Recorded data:
*-*-*

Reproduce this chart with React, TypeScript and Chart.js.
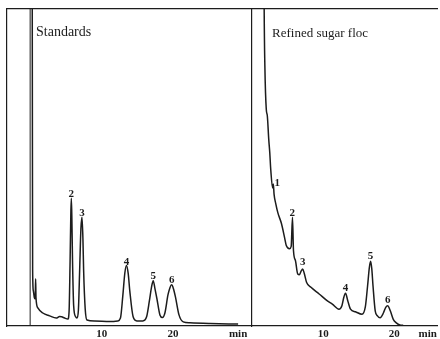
import React, { useEffect, useRef } from "react";
import { Chart, registerables } from "chart.js";
Chart.register(...registerables);

// ---- Data (retention time in min, detector response in relative units) ----
const leftTimes = [0.24, 0.27, 0.30, 0.40, 0.55, 0.66, 0.72, 0.77, 1.03, 1.73, 2.68, 3.62, 4.08, 4.37, 4.79, 5.25, 5.42, 5.56, 5.66, 5.73, 5.80, 5.90, 6.06, 6.34, 6.52, 6.72, 6.90, 7.08, 7.23, 7.36, 7.46, 7.68, 7.93, 9.01, 11.13, 12.25, 12.63, 12.96, 13.25, 13.48, 13.72, 13.94, 14.41, 14.93, 15.77, 16.30, 16.69, 16.98, 17.23, 17.48, 17.75, 18.17, 18.52, 18.87, 19.30, 19.58, 19.82, 20.08, 20.35, 20.85, 21.45, 22.39, 25.21, 29.15];
const leftValues = [110, 55.6, 17.5, 11.1, 8.9, 8.6, 14.9, 8.9, 5.7, 4.1, 3.2, 2.5, 3.0, 2.9, 2.5, 2.2, 4.8, 20.6, 34.9, 40.3, 34.9, 20.6, 6.4, 2.9, 2.5, 4.8, 17.5, 30.8, 34.3, 27.6, 17.5, 5.4, 1.9, 1.6, 1.4, 1.6, 2.5, 9.5, 16.8, 19.1, 16.5, 11.1, 2.9, 1.6, 1.6, 2.9, 7.9, 12.1, 14.3, 11.7, 8.6, 3.5, 2.7, 4.1, 9.8, 12.1, 13.0, 11.7, 9.2, 3.5, 1.3, 1.0, 0.8, 0.6];

const rightTimes = [1.69, 1.71, 1.81, 2.01, 2.15, 2.36, 2.50, 2.64, 2.90, 3.00, 3.10, 3.33, 3.65, 4.13, 4.58, 4.82, 5.28, 5.51, 5.69, 5.83, 6.11, 6.43, 6.67, 6.90, 7.13, 7.36, 7.68, 8.29, 9.44, 10.60, 11.29, 12.22, 12.64, 12.90, 13.15, 13.47, 13.85, 14.54, 15.46, 15.93, 16.25, 16.50, 16.67, 16.84, 17.01, 17.32, 17.64, 18.01, 18.47, 18.80, 19.07, 19.44, 19.86, 20.28, 20.79, 21.25];
const rightValues = [110, 100.2, 81.9, 68.3, 66.4, 58.7, 54.6, 49.2, 43.5, 44.8, 41.6, 38.7, 35.6, 32.4, 27.9, 25.4, 24.4, 25.1, 34.3, 23.8, 20.6, 16.4, 16.2, 17.3, 18.0, 16.5, 13.7, 12.2, 10.1, 7.9, 6.9, 5.3, 6.4, 9.0, 10.3, 7.9, 5.3, 4.5, 3.7, 6.0, 12.7, 18.5, 20.4, 18.0, 12.7, 4.8, 3.2, 2.6, 4.1, 5.9, 6.4, 4.8, 2.1, 1.0, 0.3, 0.2];

// Peak label anchors
const leftPeakNames = ["2", "3", "4", "5", "6"];
const leftPeakTimes = [5.73, 7.23, 13.48, 17.23, 19.82];
const leftPeakLabelValues = [40.6, 34.6, 19.4, 14.9, 13.7];
const rightPeakNames = ["1", "2", "3", "4", "5", "6"];
const rightPeakTimes = [3.55, 5.65, 7.13, 13.15, 16.67, 19.07];
const rightPeakLabelValues = [44.2, 34.7, 19.1, 11.1, 21.2, 7.2];

// Axis tick labels
const tickValues = [10, 20];
const unitLabel = "min";
const leftUnitPos = 29.15;
const rightUnitPos = 24.7;
const panelTitles = ["Standards", "Refined sugar floc"];

const SERIF = "'Liberation Serif', 'Times New Roman', serif";
const INK = "#1c1c1c";

function peakLabelPlugin(names: string[], times: number[], values: number[]) {
  return {
    id: "peakLabels",
    afterDatasetsDraw(chart: any) {
      const { ctx, scales } = chart;
      ctx.save();
      ctx.font = `bold 11px ${SERIF}`;
      ctx.fillStyle = INK;
      ctx.textAlign = "center";
      ctx.textBaseline = "alphabetic";
      names.forEach((n, i) => {
        ctx.fillText(n, scales.x.getPixelForValue(times[i]), scales.y.getPixelForValue(values[i]));
      });
      ctx.restore();
    },
  };
}

function makeConfig(
  times: number[],
  values: number[],
  xMin: number,
  xMax: number,
  unitPos: number,
  names: string[],
  lt: number[],
  lv: number[],
  withMarker: boolean,
  padLeft: number
): any {
  const datasets: any[] = [
    {
      data: times.map((t, i) => ({ x: t, y: values[i] })),
      borderColor: INK,
      borderWidth: 1.5,
      pointRadius: 0,
      fill: false,
      cubicInterpolationMode: "monotone",
    },
  ];
  if (withMarker) {
    datasets.push({
      data: [
        { x: -0.05, y: 0 },
        { x: -0.05, y: 100 },
      ],
      borderColor: INK,
      borderWidth: 1,
      pointRadius: 0,
      fill: false,
    });
  }
  return {
    type: "line",
    data: { datasets },
    options: {
      animation: false,
      responsive: false,
      devicePixelRatio: 1,
      layout: { padding: { left: padLeft, top: 9, right: 0, bottom: -4 } },
      plugins: { legend: { display: false }, tooltip: { enabled: false } },
      scales: {
        x: {
          type: "linear",
          position: "bottom",
          min: xMin,
          max: xMax,
          grid: { display: false, drawTicks: false },
          border: { display: true, color: INK, width: 1.2 },
          afterBuildTicks: (s: any) => {
            s.ticks = [...tickValues, unitPos].map((v) => ({ value: v }));
          },
          ticks: {
            autoSkip: false,
            maxRotation: 0,
            padding: 3,
            color: INK,
            font: { family: SERIF, size: 11, weight: "bold", lineHeight: 1 },
            callback: (v: number) => (v === unitPos ? unitLabel : String(v)),
          },
        },
        x2: {
          type: "linear",
          position: "top",
          display: true,
          min: 0,
          max: 1,
          grid: { display: false, drawTicks: false },
          ticks: { display: false },
          border: { display: true, color: INK, width: 1.2 },
        },
        y: {
          type: "linear",
          min: 0,
          max: 100,
          display: true,
          grid: { display: false, drawTicks: false },
          ticks: { display: false },
          border: { display: true, color: INK, width: 1.2 },
        },
      },
    },
    plugins: [peakLabelPlugin(names, lt, lv)],
  };
}

export default function App() {
  const leftRef = useRef<HTMLCanvasElement>(null);
  const rightRef = useRef<HTMLCanvasElement>(null);

  useEffect(() => {
    const l = new Chart(
      leftRef.current!,
      makeConfig(leftTimes, leftValues, -3.3, 31.1, leftUnitPos, leftPeakNames, leftPeakTimes, leftPeakLabelValues, true, 7)
    );
    const r = new Chart(
      rightRef.current!,
      makeConfig(rightTimes, rightValues, 0, 26.1, rightUnitPos, rightPeakNames, rightPeakTimes, rightPeakLabelValues, false, 1)
    );
    return () => {
      l.destroy();
      r.destroy();
    };
  }, []);

  const titleStyle: React.CSSProperties = {
    position: "absolute",
    fontFamily: SERIF,
    color: INK,
    whiteSpace: "pre",
  };

  return (
    <div style={{ position: "absolute", left: 0, top: 0, width: 440, height: 339, background: "#fff", overflow: "hidden" }}>
      <canvas ref={leftRef} width={252} height={339} style={{ position: "absolute", left: 0, top: 0, width: 252, height: 339 }} />
      <canvas ref={rightRef} width={189} height={339} style={{ position: "absolute", left: 251, top: 0, width: 189, height: 339 }} />
      <div style={{ ...titleStyle, left: 36, top: 25, fontSize: 14, lineHeight: "14px" }}>{panelTitles[0]}</div>
      <div style={{ ...titleStyle, left: 272, top: 26, fontSize: 13, lineHeight: "13px" }}>{panelTitles[1]}</div>
    </div>
  );
}
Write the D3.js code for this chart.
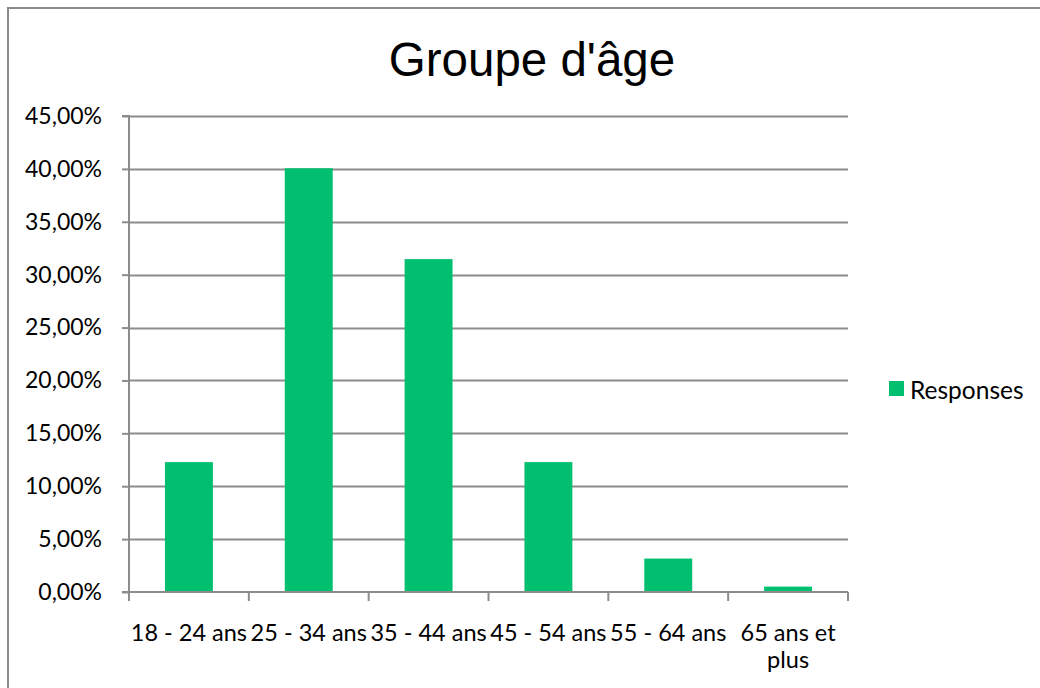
<!DOCTYPE html>
<html>
<head>
<meta charset="utf-8">
<script src="https://cdn.jsdelivr.net/npm/d3@7"></script>
<style>
  html, body { margin: 0; padding: 0; background: #fff; }
  svg { display: block; }
</style>
</head>
<body>
<svg id="chart" width="1040" height="688"></svg>
<script>
const title = "Groupe d'âge";
const categories = [["18 - 24 ans"], ["25 - 34 ans"], ["35 - 44 ans"], ["45 - 54 ans"], ["55 - 64 ans"], ["65 ans et", "plus"]];
const values = [12.28, 40.06, 31.47, 12.28, 3.16, 0.51];
const yTicks = [0, 5, 10, 15, 20, 25, 30, 35, 40, 45];
const seriesName = "Responses";

const W = 1040, H = 688;
const margin = { left: 129, right: 1040 - 848, top: 116, bottom: 688 - 592 };
const svg = d3.select("#chart");
const font = "Lato, 'Open Sans', sans-serif";
const green = "#00BF6F";
const grid = "#8c8c8c";

// outer border
svg.append("rect").attr("x", 8).attr("y", 8).attr("width", W + 10).attr("height", H + 10)
  .attr("fill", "none").attr("stroke", "#8a8a8a").attr("stroke-width", 2);

const keys = categories.map(c => c.join(" "));
const x = d3.scaleBand().domain(keys).range([margin.left, W - margin.right]).paddingInner(0.6).paddingOuter(0.3);
const y = d3.scaleLinear().domain([0, 45]).range([H - margin.bottom, margin.top]);

// title
svg.append("text").attr("x", 532).attr("y", 76).attr("text-anchor", "middle")
  .attr("font-family", "'Liberation Sans', Arial, sans-serif").attr("font-size", 47.5).attr("fill", "#000")
  .text(title);

// gridlines
svg.append("g").selectAll("line").data(yTicks.filter(t => t > 0)).join("line")
  .attr("x1", margin.left).attr("x2", W - margin.right)
  .attr("y1", d => Math.round(y(d)) + 0.5).attr("y2", d => Math.round(y(d)) + 0.5)
  .attr("stroke", grid).attr("stroke-width", 2);

// bars
svg.append("g").selectAll("rect").data(values).join("rect")
  .attr("x", (d, i) => x(keys[i])).attr("width", x.bandwidth())
  .attr("y", d => y(d)).attr("height", d => y(0) - y(d))
  .attr("fill", green);

// y axis
const yAxis = d3.axisLeft(y).tickValues(yTicks).tickSize(7).tickPadding(20)
  .tickFormat(d => d3.format(".2f")(d).replace(".", ",") + "%");
const gy = svg.append("g").attr("transform", `translate(${margin.left},0)`).call(yAxis);
gy.select(".domain").attr("stroke", grid).attr("stroke-width", 2).attr("d", `M-7,${y(45)}H0V${y(0)}H-7`);
gy.selectAll(".tick line").attr("stroke", grid).attr("stroke-width", 2);
gy.selectAll(".tick text").attr("font-family", font).attr("font-size", 23).attr("fill", "#000");

// x axis baseline and ticks at band boundaries
const step = x.step();
const bounds = d3.range(keys.length + 1).map(i => margin.left + i * step);
svg.append("line").attr("x1", margin.left).attr("x2", W - margin.right)
  .attr("y1", y(0)).attr("y2", y(0)).attr("stroke", grid).attr("stroke-width", 2);
svg.append("g").selectAll("line").data(bounds).join("line")
  .attr("x1", d => d).attr("x2", d => d).attr("y1", y(0)).attr("y2", y(0) + 9)
  .attr("stroke", grid).attr("stroke-width", 2);

// x labels
const xl = svg.append("g").selectAll("text").data(categories).join("text")
  .attr("font-family", font).attr("font-size", 23.5).attr("fill", "#000").attr("text-anchor", "middle")
  .attr("x", (d, i) => x(keys[i]) + x.bandwidth() / 2).attr("y", 641);
xl.selectAll("tspan").data(d => d).join("tspan")
  .attr("x", function () { return this.parentNode.getAttribute("x"); })
  .attr("dy", (d, i) => i === 0 ? 0 : 27).text(d => d);

// legend
svg.append("rect").attr("x", 889).attr("y", 381).attr("width", 15).attr("height", 15).attr("fill", green);
svg.append("text").attr("x", 910).attr("y", 389).attr("dominant-baseline", "central")
  .attr("font-family", font).attr("font-size", 24.5).attr("fill", "#000").text(seriesName);
</script>
</body>
</html>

*-*-*

Exercise requirements: Please restate the material above line by line, exactly, beginning at its first line and ending with the line that contains "Chart.register(...registerables);", without any pictures.

Complete response:
Reproduce this chart with React, TypeScript and Chart.js.
import React, { useEffect, useRef } from "react";
import { Chart, registerables } from "chart.js";
Chart.register(...registerables);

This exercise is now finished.